Tuesday 18 December 2012

The General whom the British never captured

It was May 1799 and the British forces had just breached the fort of Srirangapatna. They entered the city through the breach and killed Tipu Sultan without knowing his identity.
Soon after they recognized Tipu who had fallen dead near the Water Gate, the British soldiers went on a hunt. Their target this time was Yaar Mohammad, who was described as the right hand man of Tipu.

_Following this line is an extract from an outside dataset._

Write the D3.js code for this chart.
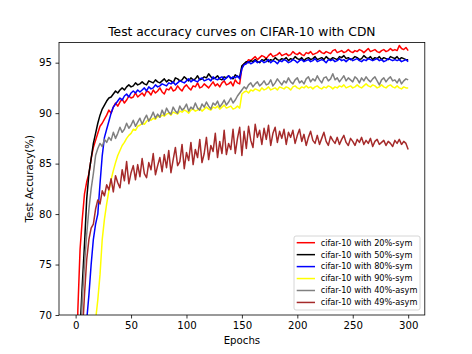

Though the British scanned every inch of Srirangapatna and its surroundings they did not find any trace of Yaar Mohammad. Apart from Tipu, the British had set a high price on Yaar whom they wanted dead or alive. He was after Tipu the most wanted man in India.
Yaar was the commander-in-chief of the Mysore Army. Along with Tipu he had given the British a hard time during the 1799 war. He was considered to be the right hand man of Tipu.
While the British had managed to kill Tipu, they found no trace of Yaar. Their hatred of this soldier was so great that they launched a country-wide manhunt for him. Yet, no trace of this brave soldier could be found.
There were several rumours of Yaar being spotted in one province or other. Despite their best efforts, Yaar continued to elude them.
Who was Yaar and why did the British want him so desperately.
This is the story of Yaar Mohammad.
Born into a Rajput Muslim family in the 18th century, he was the son of Shah Mohammad, a Sufi Saint. Tipu was among the several people who were deeply influenced by this Sufi saint. When he came of age, he joined the Mysore Army and soon distinguished himself on the field.
Tipu was deeply impressed by the valour and patriotism of Yaar. He then was designated as Commander by Tipu himself. Other noblemen and people of Mysore called Yaar as Ghazi-e Mysore
Tipu was so reliant on Yaar that he used him as the last resort. Once during his campaign in Coorg, Tipu found that he was losing men and material to the Coorg Army.
It was 1787 and Tipu had set his sights on conquering Coorg. However, his Army was worsted in a series of skirmishes and in all of them a major part was played by a Coorgi youth called Muthanna.
When all efforts to capture Muthanna failed. Tipu sent for Yaar and asked him to do the needful. Yaar studied the topography of Coorg and realized that Muthanna was taking shelter of the natural hills and using it to his advantage.
Moreover, Muthanna was moving from one village to another and skillfully marshalling the Coorgi army. The Mysore Army was thus always one step behind him.
Yaar then decided to literally smoke Muthanna out. He set fire to all the villages that the Mysore Army came across, leaving no option to Muthana but to stand his ground and fight.
Finally, after seven weary months, Muthanna was captured and beheaded. Tipu wanted to see the enemy who had given him so much trouble. Yaar sent the head of  Muthanna on a platter. When Tipu saw the handsome face, he immediately ordered Muthanna to be given a decent burial.
As far as Yaar was concerned, he had once again done his job.      
During the 1799 war too, he distinguished himself but when he saw Tipu dead and the British enter Srirangapatnam, he decided to leave Srirangapatna.
He managed to evade capture by the British and left Srirangapatna though it was heavily blanketed by the troops of the British and their allies.  
The British declared him a wanted man but to no avail. They put a reward on his head. They cold bloodedly killed some of his family members. But Yaar Mohammad, his son Illah Baksh and father Noor Mohammad vanished into the vast Indian heartland.
He is believed to have first gone to the Kulu Hills and from there to the Punjab which was ruled by Maharaja Ranjit Singh.   
The three men were constantly on the run. All efforts by the British to capture them failed and Yaar Mohammad died in the early years of the 19th century.
Yaar was among the handful of people that Tipu relied upon in his last days.  One of the few men who manage to survive the British blizzard of 1799 was Dewan Purnaiah. He later joined service in the court of Wodeyars.
It is to Purnaiah’s credit that he managed to safeguard some of the personal effects of Tipu.     
Yaar Mohammad’s descendents still live in Toda in the Punjab province in Pakistan.